§ **Task prompt**
Your task is to repeat all of the data exactly while excluding the pictures.

** Start Information provided **

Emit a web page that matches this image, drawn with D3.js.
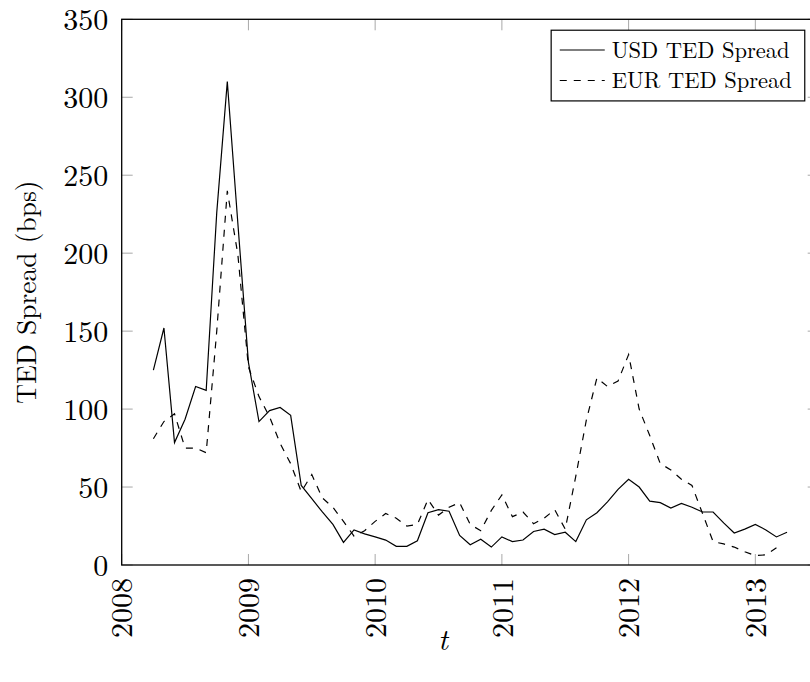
<!DOCTYPE html>
<html>
<head>
<meta charset="utf-8">
<script src="https://cdn.jsdelivr.net/npm/d3@7/dist/d3.min.js"></script>
<style>
  html, body { margin: 0; padding: 0; background: #fff; }
  svg { display: block; }
  text { font-family: "Latin Modern Roman", "CMU Serif", "Liberation Serif", "DejaVu Serif", serif; fill: #000; }
</style>
</head>
<body>
<svg id="chart" width="810" height="682"></svg>
<script>
// ---- data (monthly observations, decimal year) ----
const months = [
  2008.25, 2008.3333, 2008.4167, 2008.5, 2008.5833, 2008.6667, 2008.75, 2008.8333, 2008.9167,
  2009.0, 2009.0833, 2009.1667, 2009.25, 2009.3333, 2009.4167, 2009.5, 2009.5833, 2009.6667, 2009.75, 2009.8333, 2009.9167,
  2010.0, 2010.0833, 2010.1667, 2010.25, 2010.3333, 2010.4167, 2010.5, 2010.5833, 2010.6667, 2010.75, 2010.8333, 2010.9167,
  2011.0, 2011.0833, 2011.1667, 2011.25, 2011.3333, 2011.4167, 2011.5, 2011.5833, 2011.6667, 2011.75, 2011.8333, 2011.9167,
  2012.0, 2012.0833, 2012.1667, 2012.25, 2012.3333, 2012.4167, 2012.5, 2012.5833, 2012.6667, 2012.75, 2012.8333, 2012.9167,
  2013.0, 2013.0833, 2013.1667, 2013.25
];
const usdTed = [
  125, 152, 78.5, 93.5, 114.5, 112, 226, 310, 219,
  130, 92, 99, 101, 96, 51, 42.5, 34, 26, 14.5, 22.5, 20,
  18, 16, 12, 12, 15.5, 33.5, 35.5, 34.5, 19, 13, 16.5, 11.5,
  18, 15, 16, 21.5, 23, 19.5, 21, 15, 29, 33.5, 40.5, 48.5,
  55, 50, 41, 40, 36.5, 39.5, 37, 34, 34, 27, 20.5, 23,
  26, 22.5, 18, 21
];
const eurTed = [
  81, 92, 97, 75, 75, 72, 150, 240, 199,
  127, 108, 95, 78, 65, 47, 58, 43, 37, 28, 18.5, 22,
  28, 33, 30, 25, 26, 42, 32, 37, 40, 26, 22, 35,
  45, 31, 34, 26.5, 30, 35.5, 23, 57, 93, 120, 114.5, 118,
  135, 100, 83, 65, 61, 55, 51, 33, 15, 13.5, 11.5, 8.5,
  6, 6.5, 11, null
];
const seriesNames = ["USD TED Spread", "EUR TED Spread"];
const xTicks = [2008, 2009, 2010, 2011, 2012, 2013];
const yTicks = [0, 50, 100, 150, 200, 250, 300, 350];
const xTitle = "t";
const yTitle = "TED Spread (bps)";

// ---- layout ----
const svg = d3.select("#chart");
const L = 121.7, T = 19.3, W = 697, H = 545.7;
const x = d3.scaleLinear().domain([2008, 2013.5]).range([L, L + W]);
const y = d3.scaleLinear().domain([0, 350]).range([T + H, T]);

const tickLen = 11;
const tickColor = "#a8a8a8";
const fontTick = 30;

// inward ticks (all four sides)
const tg = svg.append("g");
xTicks.forEach(v => {
  tg.append("line").attr("x1", x(v)).attr("x2", x(v)).attr("y1", T + H).attr("y2", T + H - tickLen)
    .attr("stroke", tickColor).attr("stroke-width", 1);
  tg.append("line").attr("x1", x(v)).attr("x2", x(v)).attr("y1", T).attr("y2", T + tickLen)
    .attr("stroke", tickColor).attr("stroke-width", 1);
});
yTicks.forEach(v => {
  tg.append("line").attr("x1", L).attr("x2", L + tickLen).attr("y1", y(v)).attr("y2", y(v))
    .attr("stroke", tickColor).attr("stroke-width", 1);
  tg.append("line").attr("x1", L + W).attr("x2", L + W - tickLen).attr("y1", y(v)).attr("y2", y(v))
    .attr("stroke", tickColor).attr("stroke-width", 1);
});

// tick labels via d3 axes (tick lines hidden)
const yAxis = d3.axisLeft(y).tickValues(yTicks).tickSize(0).tickPadding(13.5).tickFormat(d3.format("d"));
const gy = svg.append("g").attr("transform", `translate(${L},0)`).call(yAxis);
gy.select(".domain").remove();
gy.selectAll("text").style("font-size", fontTick + "px").attr("dy", "0.34em");

const xAxis = d3.axisBottom(x).tickValues(xTicks).tickSize(0).tickFormat(d3.format("d"));
const gx = svg.append("g").attr("transform", `translate(0,${T + H})`).call(xAxis);
gx.select(".domain").remove();
gx.selectAll("text")
  .style("font-size", fontTick + "px")
  .attr("y", 0).attr("dy", "0.34em").attr("x", -13)
  .attr("transform", "rotate(-90)")
  .style("text-anchor", "end");
svg.selectAll(".tick text").attr("fill", "#000");
svg.selectAll("g").attr("font-family", null);

// data lines
svg.append("clipPath").attr("id", "clip").append("rect")
  .attr("x", L).attr("y", T).attr("width", W).attr("height", H);
const line = d3.line().defined(d => d[1] != null).x(d => x(d[0])).y(d => y(d[1]));
svg.append("path").datum(months.map((m, i) => [m, usdTed[i]]))
  .attr("d", line).attr("fill", "none").attr("stroke", "#000").attr("stroke-width", 1.2)
  .attr("clip-path", "url(#clip)");
svg.append("path").datum(months.map((m, i) => [m, eurTed[i]]))
  .attr("d", line).attr("fill", "none").attr("stroke", "#000").attr("stroke-width", 1.2)
  .attr("stroke-dasharray", "7,7").attr("clip-path", "url(#clip)");

// axis frame
svg.append("rect").attr("x", L).attr("y", T).attr("width", W).attr("height", H)
  .attr("fill", "none").attr("stroke", "#000").attr("stroke-width", 1.3);

// axis titles
svg.append("text").attr("x", 443).attr("y", 650)
  .attr("text-anchor", "middle").style("font-size", "30px").style("font-style", "italic")
  .text(xTitle);
svg.append("text").attr("transform", `translate(36,${T + H / 2}) rotate(-90)`)
  .attr("text-anchor", "middle").style("font-size", "27.5px")
  .text(yTitle);

// legend
const lgX = L + 0.98 * W, lgY = T + 0.02 * H;
const lgW = 253.6, lgH = 70.7;
const lg = svg.append("g").attr("transform", `translate(${lgX - lgW},${lgY})`);
lg.append("rect").attr("width", lgW).attr("height", lgH)
  .attr("fill", "#fff").attr("stroke", "#000").attr("stroke-width", 1.2);
const dashes = [null, "7,7"];
seriesNames.forEach((name, i) => {
  const cy = 19.8 + i * 30.5;
  lg.append("line").attr("x1", 8.6).attr("x2", 53.6).attr("y1", cy).attr("y2", cy)
    .attr("stroke", "#000").attr("stroke-width", 1.2)
    .attr("stroke-dasharray", dashes[i]);
  lg.append("text").attr("x", 60.5).attr("y", cy).attr("dy", "0.35em")
    .style("font-size", "22.5px").text(name);
});
</script>
</body>
</html>
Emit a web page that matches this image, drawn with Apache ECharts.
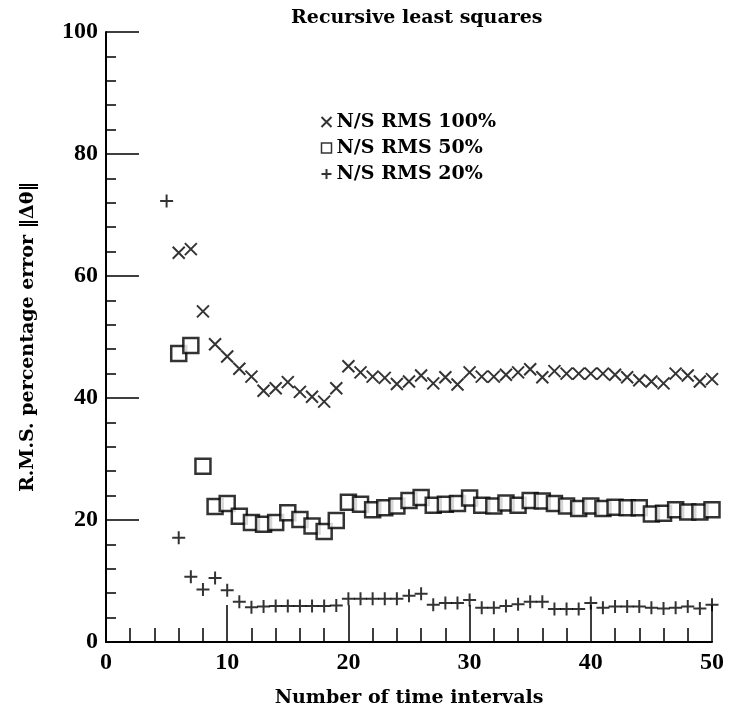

** End Information provided **

§ **Response to this task**
Emit a web page that matches this image, drawn with D3.js.
<!DOCTYPE html>
<html>
<head>
<meta charset="utf-8">
<script src="https://cdn.jsdelivr.net/npm/d3@7/dist/d3.min.js"></script>
<style>
  html, body { margin: 0; padding: 0; background: #fff; }
  svg { display: block; }
  text { font-family: "Latin Modern Roman", "CMU Serif", "Liberation Serif", "DejaVu Serif", serif; fill: #000; }
</style>
</head>
<body>
<svg id="chart" width="810" height="682"></svg>
<script>
// ---- data (monthly observations, decimal year) ----
const months = [
  2008.25, 2008.3333, 2008.4167, 2008.5, 2008.5833, 2008.6667, 2008.75, 2008.8333, 2008.9167,
  2009.0, 2009.0833, 2009.1667, 2009.25, 2009.3333, 2009.4167, 2009.5, 2009.5833, 2009.6667, 2009.75, 2009.8333, 2009.9167,
  2010.0, 2010.0833, 2010.1667, 2010.25, 2010.3333, 2010.4167, 2010.5, 2010.5833, 2010.6667, 2010.75, 2010.8333, 2010.9167,
  2011.0, 2011.0833, 2011.1667, 2011.25, 2011.3333, 2011.4167, 2011.5, 2011.5833, 2011.6667, 2011.75, 2011.8333, 2011.9167,
  2012.0, 2012.0833, 2012.1667, 2012.25, 2012.3333, 2012.4167, 2012.5, 2012.5833, 2012.6667, 2012.75, 2012.8333, 2012.9167,
  2013.0, 2013.0833, 2013.1667, 2013.25
];
const usdTed = [
  125, 152, 78.5, 93.5, 114.5, 112, 226, 310, 219,
  130, 92, 99, 101, 96, 51, 42.5, 34, 26, 14.5, 22.5, 20,
  18, 16, 12, 12, 15.5, 33.5, 35.5, 34.5, 19, 13, 16.5, 11.5,
  18, 15, 16, 21.5, 23, 19.5, 21, 15, 29, 33.5, 40.5, 48.5,
  55, 50, 41, 40, 36.5, 39.5, 37, 34, 34, 27, 20.5, 23,
  26, 22.5, 18, 21
];
const eurTed = [
  81, 92, 97, 75, 75, 72, 150, 240, 199,
  127, 108, 95, 78, 65, 47, 58, 43, 37, 28, 18.5, 22,
  28, 33, 30, 25, 26, 42, 32, 37, 40, 26, 22, 35,
  45, 31, 34, 26.5, 30, 35.5, 23, 57, 93, 120, 114.5, 118,
  135, 100, 83, 65, 61, 55, 51, 33, 15, 13.5, 11.5, 8.5,
  6, 6.5, 11, null
];
const seriesNames = ["USD TED Spread", "EUR TED Spread"];
const xTicks = [2008, 2009, 2010, 2011, 2012, 2013];
const yTicks = [0, 50, 100, 150, 200, 250, 300, 350];
const xTitle = "t";
const yTitle = "TED Spread (bps)";

// ---- layout ----
const svg = d3.select("#chart");
const L = 121.7, T = 19.3, W = 697, H = 545.7;
const x = d3.scaleLinear().domain([2008, 2013.5]).range([L, L + W]);
const y = d3.scaleLinear().domain([0, 350]).range([T + H, T]);

const tickLen = 11;
const tickColor = "#a8a8a8";
const fontTick = 30;

// inward ticks (all four sides)
const tg = svg.append("g");
xTicks.forEach(v => {
  tg.append("line").attr("x1", x(v)).attr("x2", x(v)).attr("y1", T + H).attr("y2", T + H - tickLen)
    .attr("stroke", tickColor).attr("stroke-width", 1);
  tg.append("line").attr("x1", x(v)).attr("x2", x(v)).attr("y1", T).attr("y2", T + tickLen)
    .attr("stroke", tickColor).attr("stroke-width", 1);
});
yTicks.forEach(v => {
  tg.append("line").attr("x1", L).attr("x2", L + tickLen).attr("y1", y(v)).attr("y2", y(v))
    .attr("stroke", tickColor).attr("stroke-width", 1);
  tg.append("line").attr("x1", L + W).attr("x2", L + W - tickLen).attr("y1", y(v)).attr("y2", y(v))
    .attr("stroke", tickColor).attr("stroke-width", 1);
});

// tick labels via d3 axes (tick lines hidden)
const yAxis = d3.axisLeft(y).tickValues(yTicks).tickSize(0).tickPadding(13.5).tickFormat(d3.format("d"));
const gy = svg.append("g").attr("transform", `translate(${L},0)`).call(yAxis);
gy.select(".domain").remove();
gy.selectAll("text").style("font-size", fontTick + "px").attr("dy", "0.34em");

const xAxis = d3.axisBottom(x).tickValues(xTicks).tickSize(0).tickFormat(d3.format("d"));
const gx = svg.append("g").attr("transform", `translate(0,${T + H})`).call(xAxis);
gx.select(".domain").remove();
gx.selectAll("text")
  .style("font-size", fontTick + "px")
  .attr("y", 0).attr("dy", "0.34em").attr("x", -13)
  .attr("transform", "rotate(-90)")
  .style("text-anchor", "end");
svg.selectAll(".tick text").attr("fill", "#000");
svg.selectAll("g").attr("font-family", null);

// data lines
svg.append("clipPath").attr("id", "clip").append("rect")
  .attr("x", L).attr("y", T).attr("width", W).attr("height", H);
const line = d3.line().defined(d => d[1] != null).x(d => x(d[0])).y(d => y(d[1]));
svg.append("path").datum(months.map((m, i) => [m, usdTed[i]]))
  .attr("d", line).attr("fill", "none").attr("stroke", "#000").attr("stroke-width", 1.2)
  .attr("clip-path", "url(#clip)");
svg.append("path").datum(months.map((m, i) => [m, eurTed[i]]))
  .attr("d", line).attr("fill", "none").attr("stroke", "#000").attr("stroke-width", 1.2)
  .attr("stroke-dasharray", "7,7").attr("clip-path", "url(#clip)");

// axis frame
svg.append("rect").attr("x", L).attr("y", T).attr("width", W).attr("height", H)
  .attr("fill", "none").attr("stroke", "#000").attr("stroke-width", 1.3);

// axis titles
svg.append("text").attr("x", 443).attr("y", 650)
  .attr("text-anchor", "middle").style("font-size", "30px").style("font-style", "italic")
  .text(xTitle);
svg.append("text").attr("transform", `translate(36,${T + H / 2}) rotate(-90)`)
  .attr("text-anchor", "middle").style("font-size", "27.5px")
  .text(yTitle);

// legend
const lgX = L + 0.98 * W, lgY = T + 0.02 * H;
const lgW = 253.6, lgH = 70.7;
const lg = svg.append("g").attr("transform", `translate(${lgX - lgW},${lgY})`);
lg.append("rect").attr("width", lgW).attr("height", lgH)
  .attr("fill", "#fff").attr("stroke", "#000").attr("stroke-width", 1.2);
const dashes = [null, "7,7"];
seriesNames.forEach((name, i) => {
  const cy = 19.8 + i * 30.5;
  lg.append("line").attr("x1", 8.6).attr("x2", 53.6).attr("y1", cy).attr("y2", cy)
    .attr("stroke", "#000").attr("stroke-width", 1.2)
    .attr("stroke-dasharray", dashes[i]);
  lg.append("text").attr("x", 60.5).attr("y", cy).attr("dy", "0.35em")
    .style("font-size", "22.5px").text(name);
});
</script>
</body>
</html>
Emit a web page that matches this image, drawn with Apache ECharts.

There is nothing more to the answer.